For our January Recipe of the Month, Bianca from Bianca’s Kitchen has sent us a decadent recipe for preserving cherries (one of our favourites!) from her kitchen.

This time of the year is a busy one for those of us who ‘relish’ in preserving the fresh fruit and vegetables that are currently in abundance in our region. From lovely tomato chutneys and stone fruit jams and pastes to zingy zucchini or cucumber pickles, the options for making condiments are endless.

Bianca says that this preserve is a perfect topping for a cheesecake or pavlova and that the syrup can be used as a glaze for meat (duck or pork) with the cherries served on the side. Enjoy!

Ingredients

2kg fresh pitted cherries
6 cups of port (2 bottles)
3 cups caster sugar
Zest of 1 orange (peel into strips)
3 star anise
1 cinnamon stick
2 vanilla beans
white vinegar for washing cherries.
balsamic vinegar

Method

1. Sterilise jars – boil glass jars and lids for 10 minutes on a hard boil. While they are boiling preheat your oven to 110 degrees. Once the jars have boiled for 10 minutes, turn off heat and remove them using tongs (jar cradle) and place them onto a tea towel lined baking tray.  Put these into the oven for at least 10 minutes.  After 10 minutes the jars should be dry.  Remove them from the oven and let them cool down before you start packing them with cherries.

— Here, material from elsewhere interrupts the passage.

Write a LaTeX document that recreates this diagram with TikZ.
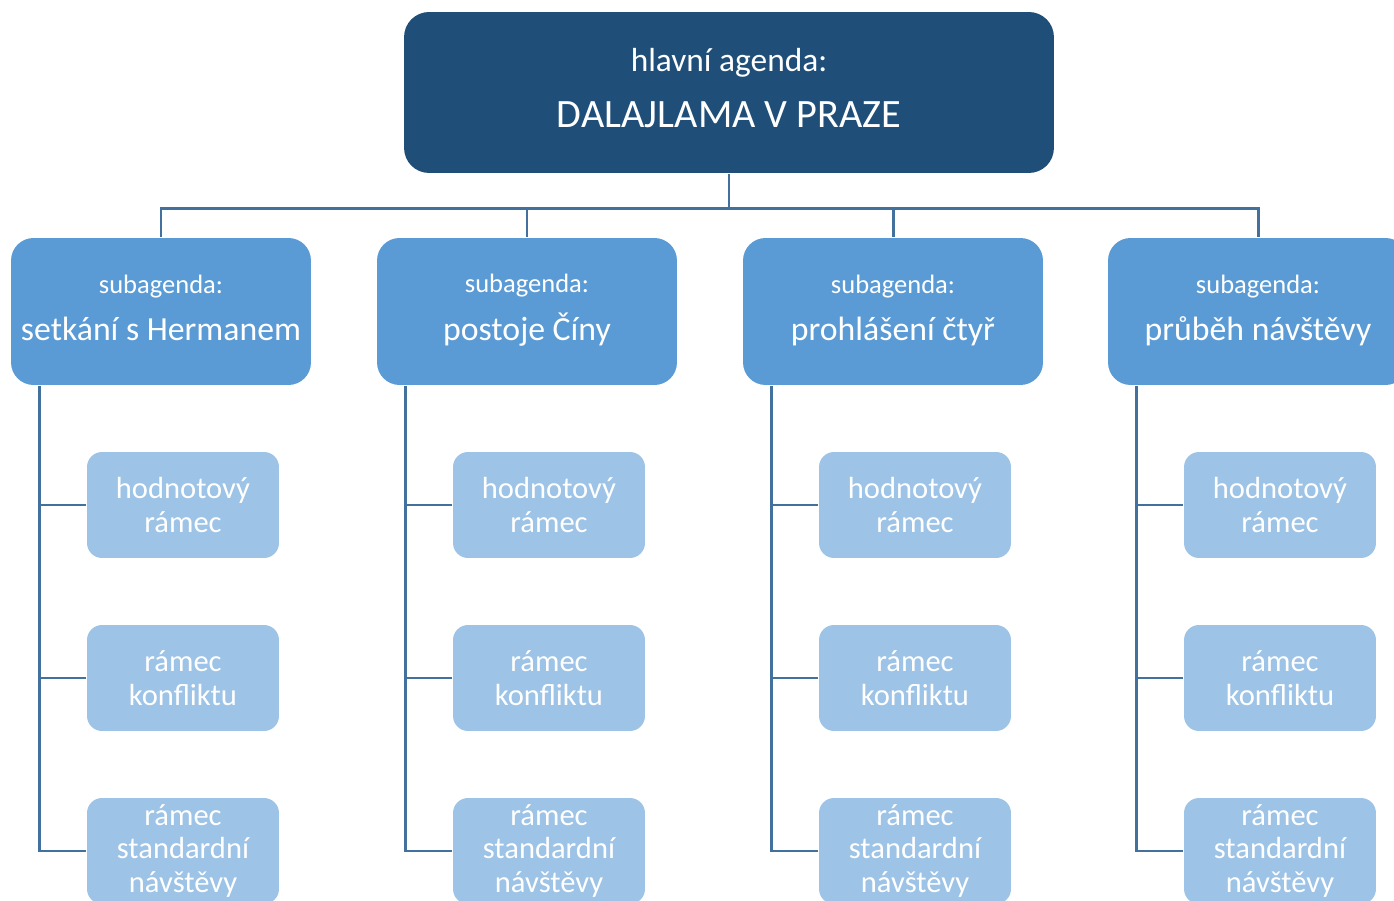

2. While the jars are being sterilised, wash your fresh cherries in white vinegar to remove any yeasts or mould from the fruit surface. Pitt them using a cherry (olive) pitter.

3. Pour the 2 bottles of port into a saucepan, add the orange zest, star anise, cinnamon and vanilla beans. Simmer the port until it is reduced by half (this should take about half an hour). Don’t boil it too quickly, we need time to allow the flavours to infuse into the port.

4. Once the port has reduced by approximately half stir in the sugar until it has dissolved.

5. Strain the mixture through a metal sieve into a jug or bowl and discard the spices and orange peel. The liquid in the jug will be the port syrup we use for preserving the cherries.

6. Pack your clean pitted cherries into your jars leaving round 2 cm head space at the top of the jar. Pour the port syrup over the cherries, leaving around 1 cm at the top of the jar. To each jar add a tablespoon of balsamic vinegar.

7. Clean the rim of the jar using white vinegar (I use paper towel soaked in vinegar), then screw down the lid tightly.

8. We now need to pressure cook the cherries which will also seal the jars very tightly. Place the sealed jars into a large stock pot and cover with water (the water level should be about an inch over the top of the jars). Bring the pot to a boil, then boil the jars for 25 minutes.

9. Using a jar cradle (tongs) remove the jars from the pot and set aside to cool. Let them stand for a day before you start devouring them!